Log at INFO level to document the normal operation of the application.
This means successful operations, state changes, important lifecycle events, etc.
This is what a system operator should see in production.
Examples:
INFO: Server started on port 8080
INFO: User '[email protected]' logged in successfully
INFO: Processed 1500 items in batch job in 5.3s
INFO: Database migration from v5 to v6 completed
DEBUG
Provides detailed diagnostic information for troubleshooting operational issues.
Use DEBUG when a user or operator needs to understand what the application is doing to diagnose a problem.
This could be high-level task inputs, request routing, major decision branches taken, API calls to external services, disk reads, etc.
Examples:
DEBUG: Loaded config from /etc/app/config.yaml
DEBUG: Request headers: {Authorization: Bearer xxx, Content-Type: application/json}
DEBUG: Routed request POST '/api/orders' to OrderController.create()
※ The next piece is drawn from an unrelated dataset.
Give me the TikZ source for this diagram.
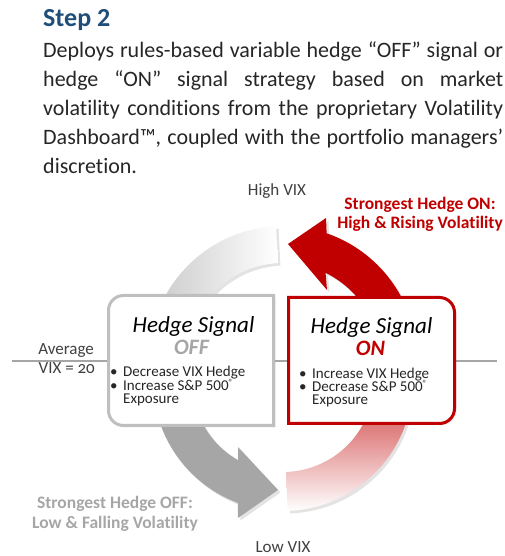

DEBUG: Requesting payment for order #55685 user '[email protected]'
DEBUG: Rate limit check high for user '[email protected]': 95/100 requests used
DEBUG: Task 'send_weekly_digest' skipped: feature flag disabled
DEBUG: Validation failed for field 'email': must match pattern /^...$/
DEBUG: Configuration reloaded from file (changes: log_level, max_connections)
DEBUG: Queue 'send_order_email' processed 10 items
DEBUG: Opening file '/tmp/order.csv' for import
DEBUG: Cache miss for key '[email protected]', fetching from database
DEBUG: User lookup executed in 32ms
TRACE
Provides extremely detailed information about application internals intended for developers debugging issues.
Use TRACE only when logging information useful during development or when providing information to assist a future user debugging something specific.
Examples:
TRACE: Rate limit check for user '[email protected]': 12/100 requests used
TRACE: Enter order_create(), user: [email protected], items: {id:36, quantity: 3}, ...
TRACE: User lookup query: SELECT * FROM users WHERE email = '[email protected]'
TRACE: User '[email protected]' found
TRACE: Loop iteration 1/17: processing item at index 1, id:36, quantity: 3
TRACE: Exiting order_create(), finished in 67ms
DEBUG vs TRACE
The distinction between DEBUG and TRACE is inherently fuzzy.
Ask three developers where the line is, and you'll get four different answers.
The truth is: there's no universal rule that works for every application.
The examples in this post show one way to think about it: DEBUG for operators debugging issues, TRACE for developers tracing internals.
Your application's users and use case might demand a different split.
Some teams log:
- Individual metric readings at
DEBUG, aggregated summaries atINFO - SQL queries at
TRACE, but high-level query decisions atDEBUG - Function entry/exit at
TRACEfor internal library code, butDEBUGfor application code - Everything at
DEBUGand ignoreTRACEentirely
What matters more than precision is consistency. Decide where your team draws the line, document it, and stick with it. The examples above are meant to inspire, not dictate. Your logging scheme should ultimately serve your actual debugging workflow, not philosophy.